Frank Sinatra said: Take a deep breath, pick yourself up, dust yourself off, and start all over again. What is amazing is how true that will be throughout any journey that you embark on at any point of your life. This is a reality that we all face on a regular basis, failing. I have come to embrace my failures (after having a pity party about them for a while first), because they serve a purpose for me – my failures become my life lessons. Now, you might be wondering what kind of trippy gook I am slipping into my coffee right now, but it is true. Every time you fail, you have an opportunity to learn about why it doesn’t work and how you can do it differently. Remember how you were taught to learn from your mistakes? Well, the same thing applies here.
We’re in the process of another cross-country move. It is incredibly stressful because not only am I still trying to run my mini empire, be a mom, pack up a house, train my butt off, figure life out, eat right, and not curl up into a puddle of wine infused chocolate stains, BUT, I am doing it while my other half is 1300kms away. It’s tough on a girl. So, for the past two days, I have been eating everything that I shouldn’t be eating (because of convenience) and not drinking nearly enough water. Sure, I have been active, but no amount of exercise is going to fix a terrible diet. Yes, so two days out of 3 months isn’t that bad, but to me that feels like failure.

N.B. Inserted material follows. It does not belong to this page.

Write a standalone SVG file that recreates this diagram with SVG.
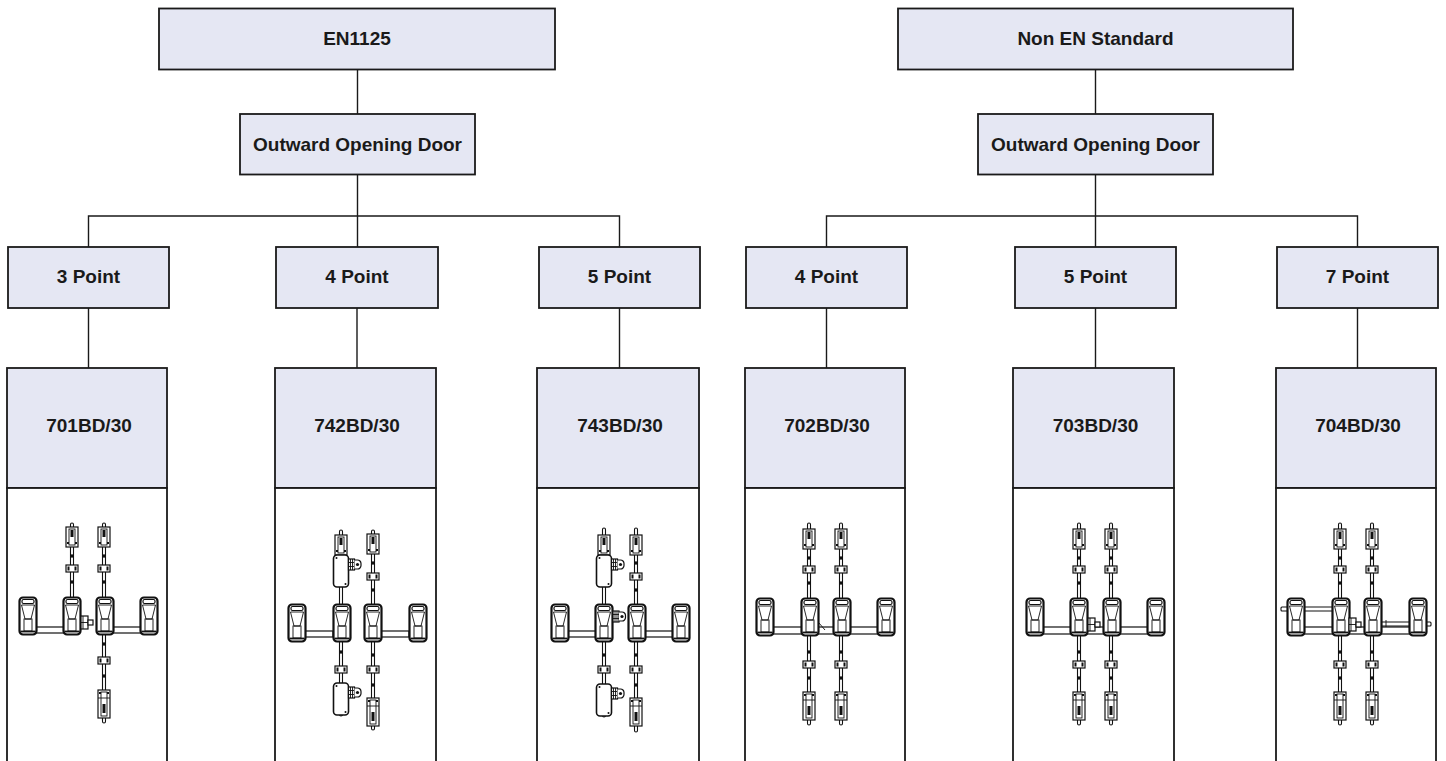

This got me thinking, I can either wallow in self-pity about my shoddy eating habits, or grow from it – and I don’t just mean my waist line. If I have learnt anything from my weight loss journey, it is that you have to keep moving forward, no matter how badly you want to stay put. So many people fall a few times and feel like they aren’t worth fighting for or just don’t care enough about themselves to keep pushing. You all really need to stop that ish!
That’s the thing though, you are going to fall! You are going to nose dive off of the wagon and watch it bump over you as it goes by. You are allowed to, because you are human. What makes the difference is whether or not you stay there. You are strong enough to lift yourself up and climb back on that wagon, even if you have to chase it down again. You are such a bad ass that you are capable of rising above all of the lows that you are guaranteed to face along the way. You just need to believe in yourself enough, and love yourself enough to do it.
So I’ve eaten crap this weekend, and it has totally thrown me off my path, but I can’t dwell here. I need to move forward because I sure as hell can’t change the past! And you can too! Tomorrow, I will get up and do meal prep properly so that I don’t slip up again. I am also going to throw an extra day of cardio in just to make myself feel better about my food faux pas. I now know that I should have been better prepared for packing up house, and in more ways than just having enough box tape – which reminds me, I need to get more.
Let your rise be what defines your journey, not how often you fall along the way!